I honestly don't remember. Perhaps someone else can chime in on this one? I never thought about it as the non conjugated Lorentz operator is what we care about when defining how transformations affect kets.

You are confusing how kets transform and how operators transform.

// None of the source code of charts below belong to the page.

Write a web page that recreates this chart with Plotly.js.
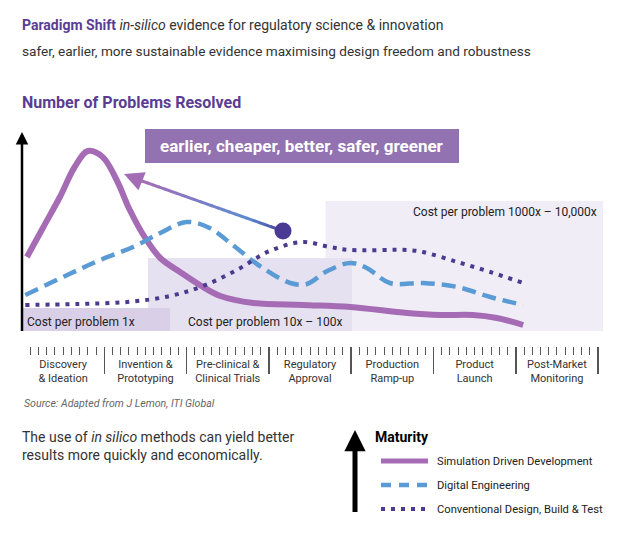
<!DOCTYPE html>
<html><head><meta charset="utf-8">
<script src="https://cdn.plot.ly/plotly-3.0.1.min.js"></script>
<style>html,body{margin:0;padding:0;background:#fff;} #chart{width:642px;height:546px;}</style>
</head><body><div id="chart"></div>
<script>
// ---- data ----
const stages = ['Discovery<br>& Ideation','Invention &<br>Prototyping','Pre-clinical &<br>Clinical Trials','Regulatory<br>Approval','Production<br>Ramp-up','Product<br>Launch','Post-Market<br>Monitoring'];
const stageCentres = [0.5,1.5,2.5,3.5,4.5,5.5,6.5];

const seriesNames = ['Simulation Driven Development','Digital Engineering','Conventional Design, Build & Test'];

const simX = [0.06,0.26,0.46,0.64,0.80,0.98,1.15,1.31,1.49,1.68,1.92,2.16,2.41,2.81,3.41,3.99,4.68,5.08,5.48,5.77,6.09];
const simY = [37,52,67,82,90,87,75.5,60.5,47,36.5,29.5,23,17.5,14,13,12,9,8,8,6.5,3];

const digX = [0.04,0.55,0.95,1.35,1.68,2.00,2.28,2.56,2.89,3.26,3.46,3.71,3.99,4.19,4.47,4.87,5.29,5.69,6.09];
const digY = [18,28,35.5,42,49,54.5,51.5,43,32.5,24,23.5,30,34,31.5,24,24,22,17,13];

const conX = [0.04,0.67,1.28,1.80,2.20,2.61,3.01,3.41,3.74,3.99,4.68,4.87,5.29,5.69,6.09];
const conY = [13,13.5,14.5,17.5,22.5,30.5,40,44.5,42,40.5,40.5,39.5,34.5,29.5,24];

const costLabels = ['Cost per problem 1x','Cost per problem 10x \u2013 100x','Cost per problem 1000x \u2013 10,000x'];

// ---- styling helpers ----
const FONT = 'Roboto, "Open Sans", sans-serif';
const L = 22, R = 603, T = 131, B = 380; // plot-area pixel bounds
const px = p => (p - L) / (R - L);
const py = p => (B - p) / (B - T);
const colSim = '#a66bb5', colDig = '#5b9bd5', colCon = '#4b3a8f';

const traces = [
  {x: simX, y: simY, name: seriesNames[0], mode: 'lines', line: {color: colSim, width: 6, shape: 'spline', smoothing: 1}, hoverinfo: 'skip'},
  {x: digX, y: digY, name: seriesNames[1], mode: 'lines', line: {color: colDig, width: 4.5, shape: 'spline', smoothing: 1, dash: '14px,7px'}, hoverinfo: 'skip'},
  {x: conX, y: conY, name: seriesNames[2], mode: 'lines', line: {color: colCon, width: 4, shape: 'spline', smoothing: 1, dash: '4px,6px'}, hoverinfo: 'skip'},
  {x: [], y: [], xaxis: 'x2', yaxis: 'y2', showlegend: false, hoverinfo: 'skip'}
];

const shapes = [
  // cost bands
  {type: 'rect', xref: 'x', yref: 'y', x0: 3.69, x1: 7.06, y0: 0, y1: 65, fillcolor: '#f0edf6', line: {width: 0}, layer: 'below'},
  {type: 'rect', xref: 'x', yref: 'y', x0: 1.53, x1: 4.01, y0: 0, y1: 36.5, fillcolor: '#e6e1f0', line: {width: 0}, layer: 'below'},
  {type: 'rect', xref: 'x', yref: 'y', x0: 0, x1: 1.80, y0: 0, y1: 11.5, fillcolor: '#d9d0e7', line: {width: 0}, layer: 'below'},
  // banner
  {type: 'rect', xref: 'paper', yref: 'paper', x0: px(145), x1: px(459), y0: py(163), y1: py(129), fillcolor: '#9272b0', line: {width: 0}},
  // y axis line
  {type: 'line', xref: 'paper', yref: 'paper', x0: px(22), x1: px(22), y0: py(331), y1: py(140), line: {color: '#000', width: 2.5}},
  // legend samples
  {type: 'line', xref: 'paper', yref: 'paper', x0: px(381), x1: px(428), y0: py(461), y1: py(461), line: {color: colSim, width: 5}},
  {type: 'line', xref: 'paper', yref: 'paper', x0: px(381), x1: px(428), y0: py(485), y1: py(485), line: {color: colDig, width: 4.5, dash: '10px,8px'}},
  {type: 'line', xref: 'paper', yref: 'paper', x0: px(381), x1: px(428), y0: py(509), y1: py(509), line: {color: colCon, width: 4, dash: '4px,6px'}},
  // maturity arrow shaft
  {type: 'line', xref: 'paper', yref: 'paper', x0: px(355), x1: px(355), y0: py(512), y1: py(444), line: {color: '#000', width: 5}}
];

// gradient arrow (decoration): tail at circle, head near the early peak
const tail = [283, 231], head = [142, 181];
const stops = [[0, [75, 60, 150]], [0.25, [90, 140, 210]], [0.6, [125, 125, 200]], [1, [165, 108, 182]]];
function colAt(t) {
  for (let i = 0; i < stops.length - 1; i++) {
    const [t0, c0] = stops[i], [t1, c1] = stops[i + 1];
    if (t >= t0 && t <= t1) {
      const f = (t - t0) / (t1 - t0);
      return 'rgb(' + c0.map((c, k) => Math.round(c + (c1[k] - c) * f)).join(',') + ')';
    }
  }
  return 'rgb(165,108,182)';
}
const NSEG = 24;
for (let i = 0; i < NSEG; i++) {
  const a = i / NSEG, bb = Math.min((i + 1.15) / NSEG, 1);
  shapes.push({type: 'line', xref: 'paper', yref: 'paper',
    x0: px(tail[0] + (head[0] - tail[0]) * a), y0: py(tail[1] + (head[1] - tail[1]) * a),
    x1: px(tail[0] + (head[0] - tail[0]) * bb), y1: py(tail[1] + (head[1] - tail[1]) * bb),
    line: {color: colAt((a + bb) / 2), width: 3}});
}
shapes.push({type: 'circle', xref: 'paper', yref: 'paper', xsizemode: 'pixel', ysizemode: 'pixel',
  xanchor: px(283), yanchor: py(231), x0: -8.5, x1: 8.5, y0: -8.5, y1: 8.5, fillcolor: '#4b3a93', line: {width: 0}});

const ann = (x, y, text, opts) => Object.assign({xref: 'paper', yref: 'paper', x: px(x), y: py(y), text: text, showarrow: false,
  xanchor: 'left', yanchor: 'middle', borderpad: 0, font: {family: FONT, size: 13, color: '#333'}}, opts || {});

const annotations = [
  ann(21, 25, '<span style="color:#5a3d93"><b>Paradigm Shift</b></span> <i>in-silico</i> evidence for regulatory science & innovation', {font: {family: FONT, size: 14, color: '#333'}}),
  ann(21, 51, 'safer, earlier, more sustainable evidence maximising design freedom and robustness', {font: {family: FONT, size: 13.6, color: '#333'}}),
  ann(21, 102, '<b>Number of Problems Resolved</b>', {font: {family: FONT, size: 16, color: '#5a3d93'}}),
  ann(302, 146, '<b>earlier, cheaper, better, safer, greener</b>', {xanchor: 'center', font: {family: FONT, size: 17, color: '#fff'}}),
  ann(26, 322, costLabels[0], {font: {family: FONT, size: 12, color: '#222'}}),
  ann(265, 322, costLabels[1], {xanchor: 'center', font: {family: FONT, size: 12, color: '#222'}}),
  ann(598, 212, costLabels[2], {xanchor: 'right', font: {family: FONT, size: 12, color: '#222'}}),
  ann(23, 403, '<i>Source: Adapted from J Lemon, ITI Global</i>', {font: {family: FONT, size: 10.6, color: '#666'}}),
  ann(21, 446, 'The use of <i>in silico</i> methods can yield better<br>results more quickly and economically.', {align: 'left', font: {family: FONT, size: 14, color: '#333'}}),
  ann(374, 437, '<b>Maturity</b>', {font: {family: FONT, size: 14, color: '#000'}}),
  ann(436, 461, seriesNames[0], {font: {family: FONT, size: 11.2, color: '#222'}}),
  ann(436, 485, seriesNames[1], {font: {family: FONT, size: 11.2, color: '#222'}}),
  ann(436, 509, seriesNames[2], {font: {family: FONT, size: 11.2, color: '#222'}}),
  // arrow heads
  {xref: 'paper', yref: 'paper', axref: 'paper', ayref: 'paper', x: px(22), y: py(132), ax: px(22), ay: py(145), text: '', showarrow: true, arrowhead: 2, arrowsize: 1, arrowwidth: 2.5, arrowcolor: '#000'},
  {xref: 'paper', yref: 'paper', axref: 'paper', ayref: 'paper', x: px(124), y: py(174), ax: px(head[0] + 2), ay: py(head[1] + 1), text: '', showarrow: true, arrowhead: 2, arrowsize: 1.3, arrowwidth: 3, arrowcolor: '#a36cb5'},
  {xref: 'paper', yref: 'paper', axref: 'paper', ayref: 'paper', x: px(355), y: py(430), ax: px(355), ay: py(450), text: '', showarrow: true, arrowhead: 2, arrowsize: 0.85, arrowwidth: 5, arrowcolor: '#000'}
];

const layout = {
  width: 642, height: 546,
  margin: {l: L, r: 642 - R, t: T, b: 546 - B, pad: 0},
  paper_bgcolor: '#fff', plot_bgcolor: 'rgba(0,0,0,0)',
  showlegend: false,
  font: {family: FONT},
  xaxis: {range: [0, 7.06], domain: [0, 1], anchor: 'y', tickmode: 'array', tickvals: stageCentres, ticktext: stages,
    ticks: '', showline: false, showgrid: false, zeroline: false, ticklabelstandoff: 25,
    tickfont: {family: FONT, size: 11, color: '#333'}, fixedrange: true},
  yaxis: {range: [0, 100], domain: [(B - 331) / (B - T), 1], visible: false, fixedrange: true},
  xaxis2: {range: [0, 7.06], anchor: 'y2', side: 'top', tickmode: 'linear', tick0: 0, dtick: 1,
    ticks: 'inside', ticklen: 27, tickwidth: 1.5, tickcolor: '#555', showticklabels: false,
    showline: false, showgrid: false, zeroline: false, fixedrange: true,
    minor: {ticks: 'inside', ticklen: 8, tickwidth: 1, tickcolor: '#555', tick0: 0, dtick: 0.1, showgrid: false}},
  yaxis2: {range: [0, 1], domain: [0, (B - 347) / (B - T)], anchor: 'x2', visible: false, fixedrange: true},
  shapes: shapes,
  annotations: annotations
};

Plotly.newPlot('chart', traces, layout, {displayModeBar: false, staticPlot: true});
</script>
</body></html>
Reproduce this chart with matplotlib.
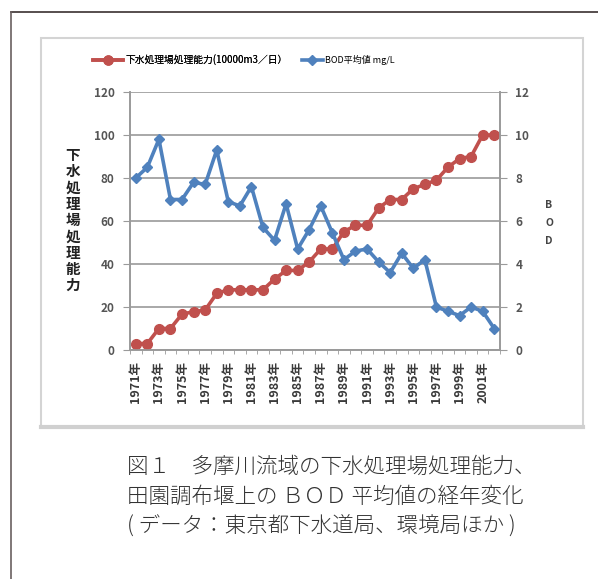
import matplotlib

matplotlib.use("Agg")
import matplotlib.pyplot as plt
from matplotlib.lines import Line2D
from matplotlib.patches import Rectangle

plt.rcParams["font.family"] = ["Noto Sans CJK JP", "DejaVu Sans"]

W, H = 598, 579

years = list(range(1971, 2003))
capacity = [3, 3, 10, 10, 16.7, 17.8, 18.6, 26.3, 28, 28, 28, 28, 33, 37, 37, 41,
            47, 47, 55, 58, 58, 66, 70, 70, 75, 77, 79, 85, 89, 90, 100, 100]
bod = [8.0, 8.5, 9.8, 7.0, 7.0, 7.8, 7.7, 9.3, 6.9, 6.7, 7.6, 5.7, 5.1, 6.8, 4.7, 5.6,
       6.7, 5.45, 4.2, 4.6, 4.7, 4.1, 3.6, 4.5, 3.8, 4.2, 2.0, 1.8, 1.6, 2.0, 1.8, 1.0]
year_labels = [f"{y}年" for y in years[::2]]
left_ticks = [0, 20, 40, 60, 80, 100, 120]
right_ticks = [0, 2, 4, 6, 8, 10, 12]

RED = "#C0504D"
BLUE = "#4F81BD"
GRID = "#9a9a9a"


def px(x0, y0, x1, y1):
    # pixel box (top-left origin) -> figure fraction rect
    return [x0 / W, 1 - y1 / H, (x1 - x0) / W, (y1 - y0) / H]


fig = plt.figure(figsize=(W / 100, H / 100), dpi=100)
fig.patch.set_facecolor("white")

# outer page frame (top and left edges)
fig.add_artist(Line2D([11 / W, 1], [1 - 12 / H, 1 - 12 / H], color="#3a3030", lw=1.2))
fig.add_artist(Line2D([11 / W, 11 / W], [0, 1 - 12 / H], color="#6a6060", lw=1.2))

# chart box, kept behind the axes
b = px(41, 38, 583, 427)
fig.add_artist(Rectangle((b[0], b[1]), b[2], b[3], transform=fig.transFigure,
                         facecolor="white", edgecolor="#d4d4d4", lw=1.5, zorder=-5))
fig.add_artist(Line2D([b[0], b[0] + b[2]], [b[1], b[1]], color="#d0d0d0", lw=3, zorder=-4))

ax = fig.add_axes(px(130, 92, 500, 350))
ax2 = ax.twinx()
ax.patch.set_alpha(0)
x = range(len(years))

ax.plot(x, capacity, color=RED, lw=2.6, marker="o", ms=7, mec=RED, mfc=RED, zorder=3)
ax2.plot(x, bod, color=BLUE, lw=2.6, marker="D", ms=5.5, mec=BLUE, mfc=BLUE, zorder=3)

ax.set_xlim(-0.5, len(years) - 0.5)
ax.set_ylim(0, 120)
ax2.set_ylim(0, 12)
ax.set_yticks(left_ticks)
ax2.set_yticks(right_ticks)
ax.yaxis.grid(True, color=GRID, lw=1.2)
ax.set_axisbelow(True)

ax.set_xticks(list(x)[::2])
ax.set_xticklabels(year_labels, rotation=90, fontsize=9, fontweight="bold", color="#3a3a3a")
ax.set_xticks([i - 0.5 for i in range(len(years) + 1)], minor=True)
ax.tick_params(axis="x", which="major", length=0, pad=8)
ax.tick_params(axis="x", which="minor", length=3, color=GRID)
tick_kw = dict(length=5, color=GRID, labelsize=8.5, labelcolor="#555555", pad=6)
ax.tick_params(axis="y", **tick_kw)
ax2.tick_params(axis="y", **tick_kw)
for lab in ax.get_yticklabels() + ax2.get_yticklabels():
    lab.set_fontweight("bold")

for a in (ax, ax2):
    a.spines["top"].set_visible(False)
    for s in ("left", "right", "bottom"):
        a.spines[s].set_color(GRID)
        a.spines[s].set_linewidth(1.2)

# stacked axis titles
fig.text(73 / W, 1 - 220 / H, "\n".join("下水処理場処理能力"), ha="center", va="center",
         fontsize=10.5, fontweight="bold", color="#222222", linespacing=1.02)
fig.text(549 / W, 1 - 223 / H, "\n".join("BOD"), ha="center", va="center",
         fontsize=7.5, fontweight="bold", color="#444444", linespacing=2.0)

# legend: one entry each so the two keys can have their own lengths
leg_red = fig.legend([Line2D([], [], color=RED, lw=2.6, marker="o", ms=6.5, mec=RED, mfc=RED)],
                     ["下水処理場処理能力(10000m3／日）"], loc="center left",
                     bbox_to_anchor=(93 / W, 1 - 60 / H), frameon=False, fontsize=7,
                     handlelength=3.1, handletextpad=0.2, borderpad=0, borderaxespad=0)
fig.legend([Line2D([], [], color=BLUE, lw=2.6, marker="D", ms=5, mec=BLUE, mfc=BLUE)],
           ["BOD平均値 mg/L"], loc="center left",
           bbox_to_anchor=(302 / W, 1 - 60 / H), frameon=False, fontsize=6.5,
           handlelength=2.3, handletextpad=0.2, borderpad=0, borderaxespad=0)
fig.add_artist(leg_red)

caption = ["図１　多摩川流域の下水処理場処理能力、",
           "田園調布堰上の ＢＯＤ 平均値の経年変化",
           "( データ：東京都下水道局、環境局ほか )"]
for i, line in enumerate(caption):
    fig.text(127 / W, 1 - (467 + 30 * i) / H, line, ha="left", va="center",
             fontsize=15.5, fontweight="light", color="#333333")

fig.savefig("out.png", dpi=100)
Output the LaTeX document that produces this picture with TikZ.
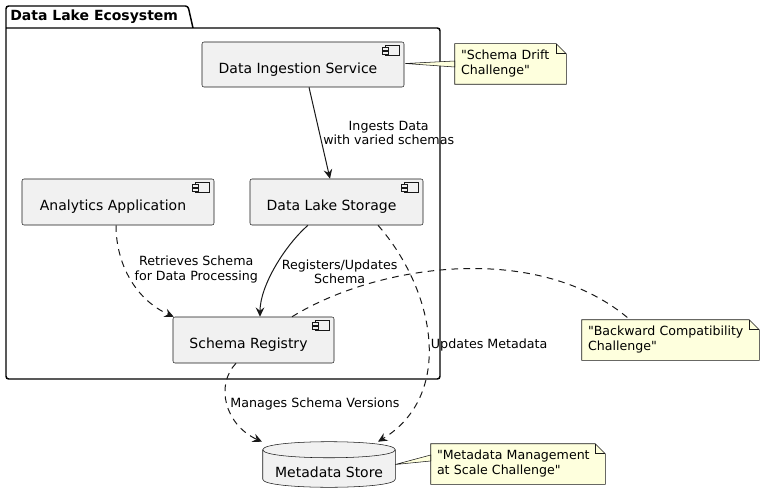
\documentclass[tikz,border=0pt]{standalone}
\usepackage{fontspec}
\setmainfont{DejaVu Sans}
\usetikzlibrary{
    arrows.meta,
    calc,
    backgrounds
}

\definecolor{boxfill}{HTML}{F1F1F1}
\definecolor{linecol}{HTML}{181818}
\definecolor{notefill}{HTML}{FEFFDD}

\newcommand\compfont{\fontsize{10.5}{12.5}\selectfont}
\newcommand\lblfont{\fontsize{9.5}{10.9}\selectfont}
\newcommand\notefont{\fontsize{9.45}{11.25}\selectfont}

% little component sign in the top right corner of a box
\newcommand\compicon[1]{%
    \draw[iconline] ($(#1.north east)+(-19,4)$) rectangle ($(#1.north east)+(-5,14)$);
    \draw[iconline] ($(#1.north east)+(-22,6)$) rectangle ($(#1.north east)+(-16,8.5)$);
    \draw[iconline] ($(#1.north east)+(-22,10)$) rectangle ($(#1.north east)+(-16,12.5)$);
}
% note sheet with a folded corner, behind the note text
\newcommand\notebg[1]{%
    \begin{pgfonlayer}{background}
        \draw[noteline]
        (#1.north west) -- ($(#1.north east)+(-10,0)$) -- ($(#1.north east)+(0,10)$)
        -- (#1.south east) -- (#1.south west) -- cycle;
        \draw[noteline, fill=none]
        ($(#1.north east)+(-10,0)$) -- ($(#1.north east)+(-10,10)$) -- ($(#1.north east)+(0,10)$);
    \end{pgfonlayer}
}
% database drum behind the store text
\newcommand\drumbg[1]{%
    \begin{pgfonlayer}{background}
        \draw[iconline]
        ($(#1.north west)+(0,8)$) -- ($(#1.south west)+(0,-8)$)
        .. controls +(0,10.7) and +(0,10.7) .. ($(#1.south east)+(0,-8)$)
        -- ($(#1.north east)+(0,8)$)
        .. controls +(0,-10.7) and +(0,-10.7) .. ($(#1.north west)+(0,8)$) -- cycle;
        \draw[iconline, fill=none]
        ($(#1.north west)+(0,8)$) .. controls +(0,10.7) and +(0,10.7) .. ($(#1.north east)+(0,8)$);
    \end{pgfonlayer}
}

\begin{document}
\begin{tikzpicture}[x=0.75pt, y=-0.75pt,
    comp/.style={draw=linecol, fill=boxfill, line width=0.4pt, rounded corners=1.5pt,
        minimum height=34.5pt, font=\compfont, text height=15.5pt, text depth=2.5pt,
        execute at end node={\hspace*{7.5pt}}},
    iconline/.style={draw=linecol, fill=boxfill, line width=0.4pt},
    noteline/.style={draw=linecol, fill=notefill, line width=0.4pt},
    notebox/.style={align=left, inner xsep=4.5pt, inner ysep=0pt, minimum height=30pt, font=\notefont},
    storebox/.style={minimum width=99pt, minimum height=33.75pt, font=\compfont,
        text height=22pt, text depth=2.5pt},
    pkg/.style={draw=black, line width=1.1pt, rounded corners=2pt},
    flow/.style={draw=linecol, line width=0.75pt, -{Stealth[length=7pt, width=6.5pt, inset=2.5pt]}},
    weak/.style={flow, dash pattern=on 5pt off 4pt},
    lbl/.style={font=\lblfont, align=center, inner sep=1pt}
]
    \useasboundingbox (0,0) rectangle (764,503);

    % package
    \draw[pkg]
    (193,28) -- (188,6) -- (6,6) -- (6,379) -- (440,379) -- (440,28) -- (6,28);
    \node[anchor=west, font=\compfont\bfseries, inner sep=0pt] (ecotitle) at (10,17) {Data Lake Ecosystem};

    % components
    \node[comp, minimum width=151.5pt, minimum height=33.75pt] (dis) at (303,64.5) {Data Ingestion Service};
    \node[comp, minimum width=144pt] (aa) at (118,202) {Analytics Application};
    \node[comp, minimum width=129.75pt] (dls) at (336.5,202) {Data Lake Storage};
    \node[comp, minimum width=120.75pt] (sr) at (253.5,340) {Schema Registry};
    \compicon{dis}
    \compicon{aa}
    \compicon{dls}
    \compicon{sr}

    \node[storebox] (ms) at (329,464.5) {Metadata Store};
    \drumbg{ms}

    % notes
    \node[notebox, text width=74.25pt] (drift) at (510.5,64) {\textquotedbl Schema Drift\\Challenge\textquotedbl};
    \node[notebox, text width=123.75pt] (backward) at (670.5,340) {\textquotedbl Backward Compatibility\\Challenge\textquotedbl};
    \node[notebox, text width=121.5pt] (scale) at (518,464) {\textquotedbl Metadata Management\\at Scale Challenge\textquotedbl};
    \notebg{drift}
    \notebg{backward}
    \notebg{scale}

    \fill[noteline] ($(dis.east)+(1,-1)$) -- ($(drift.west)+(0,-3)$) -- ($(drift.west)+(0,3)$) -- cycle;
    \fill[noteline] (ms.east) -- ($(scale.west)+(0,-9)$) -- ($(scale.west)+(0,-3)$) -- cycle;
    \draw[draw=linecol, line width=0.75pt, dash pattern=on 5pt off 4pt]
    ($(sr.north)+(38.5,0)$) .. controls +(88,-54) and +(-90,-78) .. ($(backward.north)+(-40.5,0)$);

    % connectors
    \draw[flow] ($(dis.south)+(6,0)$)
    -- node[lbl, anchor=west, xshift=1.5pt] (lblingest) {Ingests Data\\with varied schemas}
    ($(dls.north)+(-6.5,0)$);
    \draw[weak] ($(aa.south)+(-2,0)$)
    .. controls +(0,39) and +(-38,-17) .. node[lbl, pos=0.4, anchor=west, xshift=5.5pt] (lblretrieve) {Retrieves Schema\\for Data Processing}
    ($(sr.north west)+(1,0)$);
    \draw[flow] ($(dls.south)+(-28.5,0)$)
    .. controls +(-23,20) and +(0,-31) .. node[lbl, pos=0.55, anchor=west, xshift=5.5pt] (lblregister) {Registers/Updates\\Schema}
    ($(sr.north)+(6.5,0)$);
    \draw[weak] ($(dls.south)+(41.5,0)$)
    .. controls +(57,65) and +(77,-47) .. node[lbl, pos=0.52, anchor=west, xshift=0.5pt] (lblupdate) {Updates Metadata}
    ($(ms.north)+(49,0)$);
    \draw[weak] ($(sr.south)+(-17.5,0)$)
    .. controls +(-21,22) and +(-37,-17) .. node[lbl, pos=0.5, anchor=west, xshift=1pt] (lblmanage) {Manages Schema Versions}
    ($(ms.north)+(-67,0)$);
\end{tikzpicture}
\end{document}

That definition of an operator transformation is inconsistent with kets that transform like $U(\Lambda)|k\rangle=|\Lambda k\rangle$

Remember that we want to preserve the normalization of our kets. i.e. :

$$\langle k |k\rangle = \langle \Lambda k |\Lambda k\rangle = 1$$

This will imply operator transformations like $U(\Lambda )a^{\dagger}(k)U(\Lambda )^{\dagger}=a^{\dagger}(\Lambda k)$ if the kets transform like $U( \Lambda )|k\rangle=|\Lambda k\rangle$

It follows directly from the work you just did. Just take the hermitian conjugate of the equation we just derived.

11. Feb 8, 2013

### jackson1

Thanks so much for your help.

12. Feb 8, 2013

### Fredrik

Staff Emeritus
$U(\Lambda)$ is unitary, so $U(\Lambda)^\dagger=U(\Lambda)^{-1}=U(\Lambda^{-1})$ is another Lorentz transformation operator.

13. Feb 8, 2013

### G01

Of course! I should have known that!